── Records
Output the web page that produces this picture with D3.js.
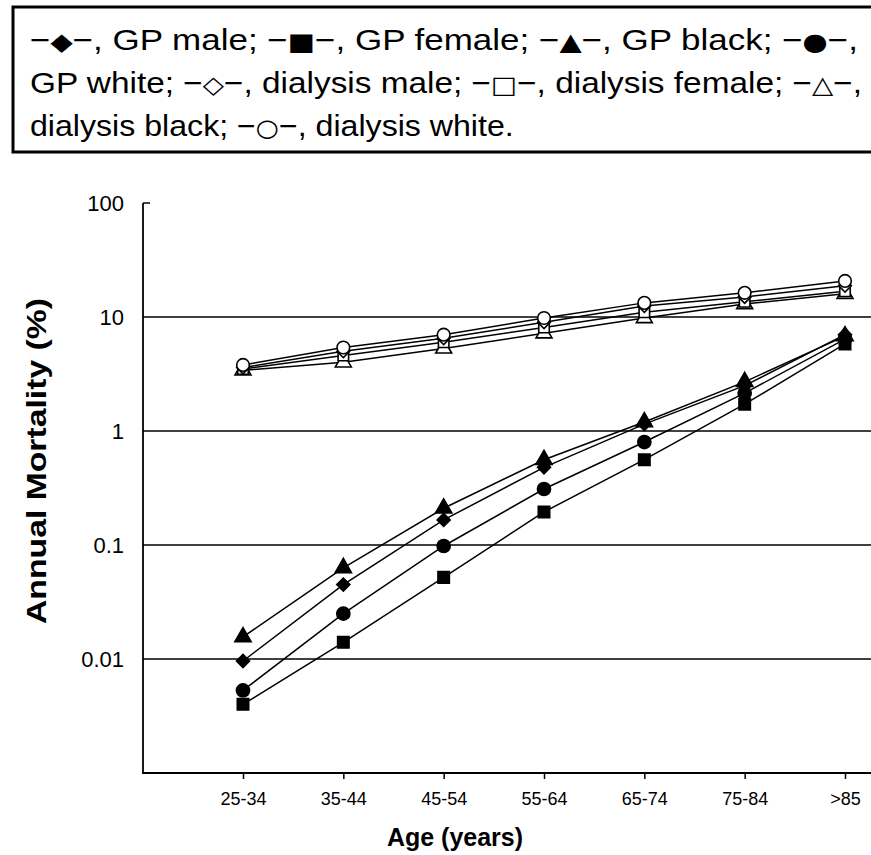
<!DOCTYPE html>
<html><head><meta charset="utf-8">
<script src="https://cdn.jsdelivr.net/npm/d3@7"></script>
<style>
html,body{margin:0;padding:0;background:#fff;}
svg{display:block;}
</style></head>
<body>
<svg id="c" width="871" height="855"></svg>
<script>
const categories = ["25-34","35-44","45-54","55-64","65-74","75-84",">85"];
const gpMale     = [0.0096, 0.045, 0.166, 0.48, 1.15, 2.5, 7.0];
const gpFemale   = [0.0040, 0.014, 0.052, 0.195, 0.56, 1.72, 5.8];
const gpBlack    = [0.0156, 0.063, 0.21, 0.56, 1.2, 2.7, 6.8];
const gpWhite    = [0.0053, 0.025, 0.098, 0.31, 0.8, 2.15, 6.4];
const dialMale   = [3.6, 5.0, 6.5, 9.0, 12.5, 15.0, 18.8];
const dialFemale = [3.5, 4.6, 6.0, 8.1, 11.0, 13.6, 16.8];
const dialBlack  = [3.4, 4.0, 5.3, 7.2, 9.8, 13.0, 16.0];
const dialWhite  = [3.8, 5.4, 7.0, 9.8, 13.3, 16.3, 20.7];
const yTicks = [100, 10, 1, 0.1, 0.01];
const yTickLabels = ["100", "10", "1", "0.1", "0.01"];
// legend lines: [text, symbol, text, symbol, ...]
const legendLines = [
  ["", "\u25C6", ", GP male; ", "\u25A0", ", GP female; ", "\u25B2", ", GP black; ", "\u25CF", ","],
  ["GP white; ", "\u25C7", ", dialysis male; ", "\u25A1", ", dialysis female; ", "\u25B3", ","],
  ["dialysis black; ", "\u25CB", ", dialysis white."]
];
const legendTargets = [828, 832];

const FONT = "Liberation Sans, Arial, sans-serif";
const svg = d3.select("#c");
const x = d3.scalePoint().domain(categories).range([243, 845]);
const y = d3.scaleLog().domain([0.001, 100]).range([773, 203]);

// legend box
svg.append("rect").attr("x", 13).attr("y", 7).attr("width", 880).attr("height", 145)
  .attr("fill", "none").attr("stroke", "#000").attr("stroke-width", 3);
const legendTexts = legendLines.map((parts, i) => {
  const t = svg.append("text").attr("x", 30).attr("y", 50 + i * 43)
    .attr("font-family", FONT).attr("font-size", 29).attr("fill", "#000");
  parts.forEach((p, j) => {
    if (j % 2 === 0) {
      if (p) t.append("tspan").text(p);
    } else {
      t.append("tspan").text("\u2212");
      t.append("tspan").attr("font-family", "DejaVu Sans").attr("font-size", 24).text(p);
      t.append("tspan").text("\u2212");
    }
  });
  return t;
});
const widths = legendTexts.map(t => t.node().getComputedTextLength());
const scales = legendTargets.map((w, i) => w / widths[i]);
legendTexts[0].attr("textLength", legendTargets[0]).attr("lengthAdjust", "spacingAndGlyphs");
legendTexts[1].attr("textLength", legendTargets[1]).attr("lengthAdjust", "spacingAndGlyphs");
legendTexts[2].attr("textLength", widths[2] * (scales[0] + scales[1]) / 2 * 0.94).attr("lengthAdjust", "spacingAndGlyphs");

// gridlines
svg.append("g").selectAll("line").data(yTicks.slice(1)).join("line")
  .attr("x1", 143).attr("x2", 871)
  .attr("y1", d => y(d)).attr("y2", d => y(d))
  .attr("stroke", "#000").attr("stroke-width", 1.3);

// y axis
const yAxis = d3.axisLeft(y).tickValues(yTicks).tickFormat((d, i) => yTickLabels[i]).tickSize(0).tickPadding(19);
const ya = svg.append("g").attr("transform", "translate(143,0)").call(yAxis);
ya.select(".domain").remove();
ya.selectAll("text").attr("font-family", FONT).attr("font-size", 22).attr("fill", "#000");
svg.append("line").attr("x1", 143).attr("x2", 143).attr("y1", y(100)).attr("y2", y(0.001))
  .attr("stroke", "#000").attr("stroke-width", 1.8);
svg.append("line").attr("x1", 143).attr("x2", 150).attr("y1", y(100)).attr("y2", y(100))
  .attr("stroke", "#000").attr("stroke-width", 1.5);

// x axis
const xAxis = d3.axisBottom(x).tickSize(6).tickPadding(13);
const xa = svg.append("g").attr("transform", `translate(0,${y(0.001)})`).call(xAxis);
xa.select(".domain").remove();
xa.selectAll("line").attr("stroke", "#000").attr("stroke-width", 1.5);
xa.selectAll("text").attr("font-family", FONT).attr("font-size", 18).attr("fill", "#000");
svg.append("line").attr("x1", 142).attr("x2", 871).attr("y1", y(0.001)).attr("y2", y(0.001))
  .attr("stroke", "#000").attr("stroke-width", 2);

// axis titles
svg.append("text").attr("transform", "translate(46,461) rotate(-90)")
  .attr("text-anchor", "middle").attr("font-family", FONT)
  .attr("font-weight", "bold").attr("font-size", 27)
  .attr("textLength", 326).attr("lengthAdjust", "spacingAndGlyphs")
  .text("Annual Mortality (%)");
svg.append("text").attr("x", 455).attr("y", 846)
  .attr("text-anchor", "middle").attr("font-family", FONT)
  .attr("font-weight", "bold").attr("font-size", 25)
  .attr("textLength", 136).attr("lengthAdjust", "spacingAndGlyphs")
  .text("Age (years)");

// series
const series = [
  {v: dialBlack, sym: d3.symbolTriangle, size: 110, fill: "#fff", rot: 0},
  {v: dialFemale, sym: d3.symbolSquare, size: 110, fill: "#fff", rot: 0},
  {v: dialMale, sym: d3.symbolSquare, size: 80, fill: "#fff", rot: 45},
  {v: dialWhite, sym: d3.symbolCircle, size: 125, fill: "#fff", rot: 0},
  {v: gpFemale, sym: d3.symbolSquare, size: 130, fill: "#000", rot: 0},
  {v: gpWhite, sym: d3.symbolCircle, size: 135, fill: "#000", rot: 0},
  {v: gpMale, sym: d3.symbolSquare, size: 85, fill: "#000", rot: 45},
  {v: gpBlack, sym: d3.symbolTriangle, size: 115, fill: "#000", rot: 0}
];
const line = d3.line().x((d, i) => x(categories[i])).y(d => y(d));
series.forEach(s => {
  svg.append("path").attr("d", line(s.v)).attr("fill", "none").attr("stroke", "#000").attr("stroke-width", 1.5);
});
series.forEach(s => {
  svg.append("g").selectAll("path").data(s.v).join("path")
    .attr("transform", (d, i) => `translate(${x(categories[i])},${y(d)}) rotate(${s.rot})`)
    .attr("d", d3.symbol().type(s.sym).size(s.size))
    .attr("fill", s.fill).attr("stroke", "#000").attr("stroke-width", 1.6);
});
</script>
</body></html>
────
── Records
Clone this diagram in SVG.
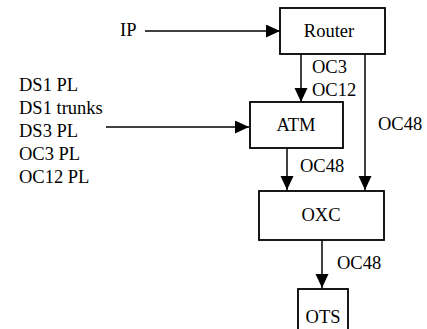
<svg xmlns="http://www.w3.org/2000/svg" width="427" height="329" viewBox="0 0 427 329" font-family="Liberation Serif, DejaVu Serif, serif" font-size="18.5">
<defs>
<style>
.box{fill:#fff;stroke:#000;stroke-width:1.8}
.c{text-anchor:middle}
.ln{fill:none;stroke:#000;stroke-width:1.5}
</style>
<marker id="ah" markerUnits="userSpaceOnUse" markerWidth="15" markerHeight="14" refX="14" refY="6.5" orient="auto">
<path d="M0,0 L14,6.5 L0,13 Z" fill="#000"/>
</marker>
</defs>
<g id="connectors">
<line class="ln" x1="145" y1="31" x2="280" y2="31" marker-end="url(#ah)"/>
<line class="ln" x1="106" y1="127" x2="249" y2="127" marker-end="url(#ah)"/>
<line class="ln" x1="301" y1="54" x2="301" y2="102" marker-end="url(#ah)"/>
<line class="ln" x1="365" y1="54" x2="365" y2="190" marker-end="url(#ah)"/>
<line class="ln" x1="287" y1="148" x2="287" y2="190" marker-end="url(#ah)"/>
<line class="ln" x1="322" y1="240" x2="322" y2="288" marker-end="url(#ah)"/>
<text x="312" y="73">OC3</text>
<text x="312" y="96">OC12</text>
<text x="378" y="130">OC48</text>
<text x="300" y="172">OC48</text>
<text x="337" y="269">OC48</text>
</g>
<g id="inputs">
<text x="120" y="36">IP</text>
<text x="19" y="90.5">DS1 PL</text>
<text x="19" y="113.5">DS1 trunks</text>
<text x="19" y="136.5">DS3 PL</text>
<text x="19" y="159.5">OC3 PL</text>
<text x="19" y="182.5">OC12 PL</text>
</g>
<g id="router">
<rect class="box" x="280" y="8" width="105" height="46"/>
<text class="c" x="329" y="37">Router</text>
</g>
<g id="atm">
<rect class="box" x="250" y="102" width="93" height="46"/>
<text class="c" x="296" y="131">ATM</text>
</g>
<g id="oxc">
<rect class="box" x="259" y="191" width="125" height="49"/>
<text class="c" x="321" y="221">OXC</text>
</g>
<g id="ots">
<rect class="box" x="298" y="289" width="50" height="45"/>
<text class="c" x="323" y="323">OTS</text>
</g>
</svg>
────
── Records
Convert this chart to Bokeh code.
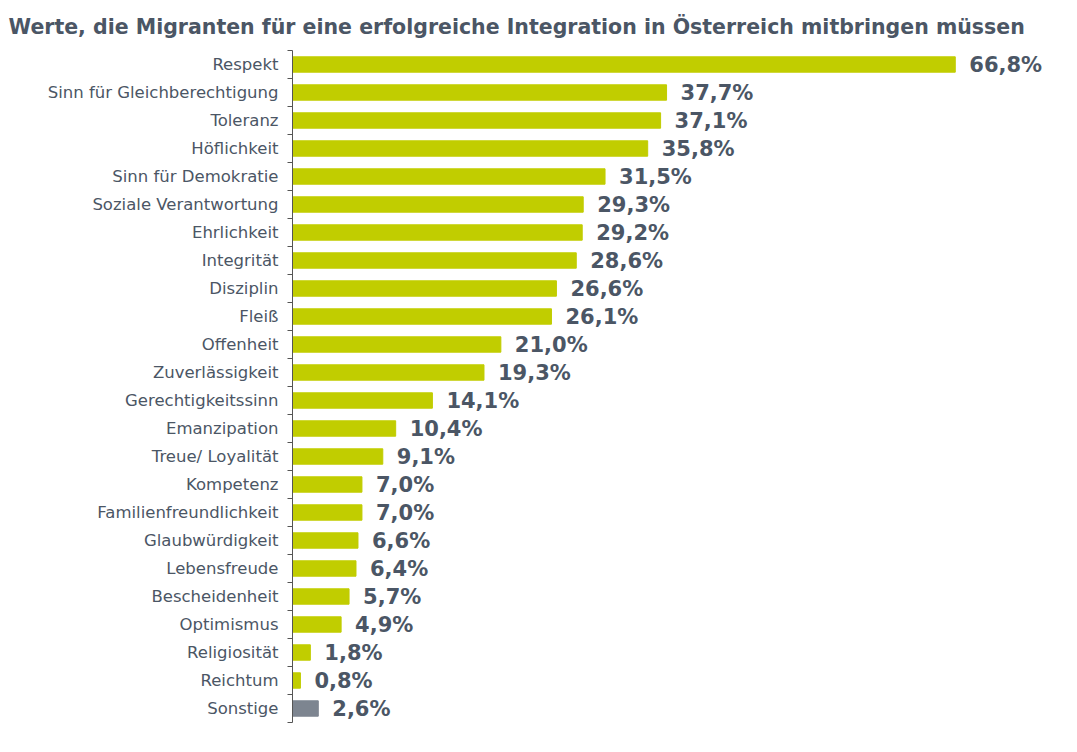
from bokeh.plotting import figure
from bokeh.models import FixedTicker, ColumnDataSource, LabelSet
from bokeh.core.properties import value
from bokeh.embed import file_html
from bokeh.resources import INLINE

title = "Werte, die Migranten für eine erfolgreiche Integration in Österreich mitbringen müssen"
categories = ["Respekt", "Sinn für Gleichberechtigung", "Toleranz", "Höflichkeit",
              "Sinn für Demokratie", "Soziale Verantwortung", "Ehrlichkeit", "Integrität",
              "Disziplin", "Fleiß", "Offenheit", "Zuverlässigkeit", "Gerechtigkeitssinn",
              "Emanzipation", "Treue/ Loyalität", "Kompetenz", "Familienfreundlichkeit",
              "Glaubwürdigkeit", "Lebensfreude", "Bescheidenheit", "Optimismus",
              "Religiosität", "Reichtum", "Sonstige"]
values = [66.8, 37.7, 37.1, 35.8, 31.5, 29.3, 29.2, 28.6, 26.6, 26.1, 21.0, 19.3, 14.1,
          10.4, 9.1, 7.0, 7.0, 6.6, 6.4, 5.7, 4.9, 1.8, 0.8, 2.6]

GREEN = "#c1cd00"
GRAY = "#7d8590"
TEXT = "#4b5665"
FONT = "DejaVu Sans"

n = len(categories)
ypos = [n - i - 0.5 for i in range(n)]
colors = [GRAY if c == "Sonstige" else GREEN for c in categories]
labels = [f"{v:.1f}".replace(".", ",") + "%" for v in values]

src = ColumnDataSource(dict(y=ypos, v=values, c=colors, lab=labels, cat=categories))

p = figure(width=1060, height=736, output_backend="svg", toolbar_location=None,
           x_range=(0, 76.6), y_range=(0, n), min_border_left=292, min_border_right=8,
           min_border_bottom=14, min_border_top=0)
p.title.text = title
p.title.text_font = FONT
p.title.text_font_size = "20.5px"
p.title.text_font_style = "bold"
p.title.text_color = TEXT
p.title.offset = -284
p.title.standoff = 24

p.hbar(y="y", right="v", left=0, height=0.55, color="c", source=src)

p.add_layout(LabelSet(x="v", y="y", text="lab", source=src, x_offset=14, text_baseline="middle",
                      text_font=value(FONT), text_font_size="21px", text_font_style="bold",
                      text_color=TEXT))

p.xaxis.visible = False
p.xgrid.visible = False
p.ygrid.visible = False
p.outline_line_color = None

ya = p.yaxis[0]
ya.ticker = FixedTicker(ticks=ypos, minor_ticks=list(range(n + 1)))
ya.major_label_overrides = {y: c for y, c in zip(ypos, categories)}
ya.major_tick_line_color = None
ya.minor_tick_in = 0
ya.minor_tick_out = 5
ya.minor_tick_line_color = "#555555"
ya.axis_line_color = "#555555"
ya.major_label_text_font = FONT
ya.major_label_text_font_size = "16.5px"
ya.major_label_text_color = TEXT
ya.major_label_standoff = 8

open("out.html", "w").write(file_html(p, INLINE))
────
What the exercise asks => In the listing above, find the line containing "Convert this chart to Bokeh code." and the line containing "text_color=TEXT))". Print those two lines and every line between them exactly, with no pictures.

Written solution =>
Convert this chart to Bokeh code.
from bokeh.plotting import figure
from bokeh.models import FixedTicker, ColumnDataSource, LabelSet
from bokeh.core.properties import value
from bokeh.embed import file_html
from bokeh.resources import INLINE

title = "Werte, die Migranten für eine erfolgreiche Integration in Österreich mitbringen müssen"
categories = ["Respekt", "Sinn für Gleichberechtigung", "Toleranz", "Höflichkeit",
              "Sinn für Demokratie", "Soziale Verantwortung", "Ehrlichkeit", "Integrität",
              "Disziplin", "Fleiß", "Offenheit", "Zuverlässigkeit", "Gerechtigkeitssinn",
              "Emanzipation", "Treue/ Loyalität", "Kompetenz", "Familienfreundlichkeit",
              "Glaubwürdigkeit", "Lebensfreude", "Bescheidenheit", "Optimismus",
              "Religiosität", "Reichtum", "Sonstige"]
values = [66.8, 37.7, 37.1, 35.8, 31.5, 29.3, 29.2, 28.6, 26.6, 26.1, 21.0, 19.3, 14.1,
          10.4, 9.1, 7.0, 7.0, 6.6, 6.4, 5.7, 4.9, 1.8, 0.8, 2.6]

GREEN = "#c1cd00"
GRAY = "#7d8590"
TEXT = "#4b5665"
FONT = "DejaVu Sans"

n = len(categories)
ypos = [n - i - 0.5 for i in range(n)]
colors = [GRAY if c == "Sonstige" else GREEN for c in categories]
labels = [f"{v:.1f}".replace(".", ",") + "%" for v in values]

src = ColumnDataSource(dict(y=ypos, v=values, c=colors, lab=labels, cat=categories))

p = figure(width=1060, height=736, output_backend="svg", toolbar_location=None,
           x_range=(0, 76.6), y_range=(0, n), min_border_left=292, min_border_right=8,
           min_border_bottom=14, min_border_top=0)
p.title.text = title
p.title.text_font = FONT
p.title.text_font_size = "20.5px"
p.title.text_font_style = "bold"
p.title.text_color = TEXT
p.title.offset = -284
p.title.standoff = 24

p.hbar(y="y", right="v", left=0, height=0.55, color="c", source=src)

p.add_layout(LabelSet(x="v", y="y", text="lab", source=src, x_offset=14, text_baseline="middle",
                      text_font=value(FONT), text_font_size="21px", text_font_style="bold",
                      text_color=TEXT))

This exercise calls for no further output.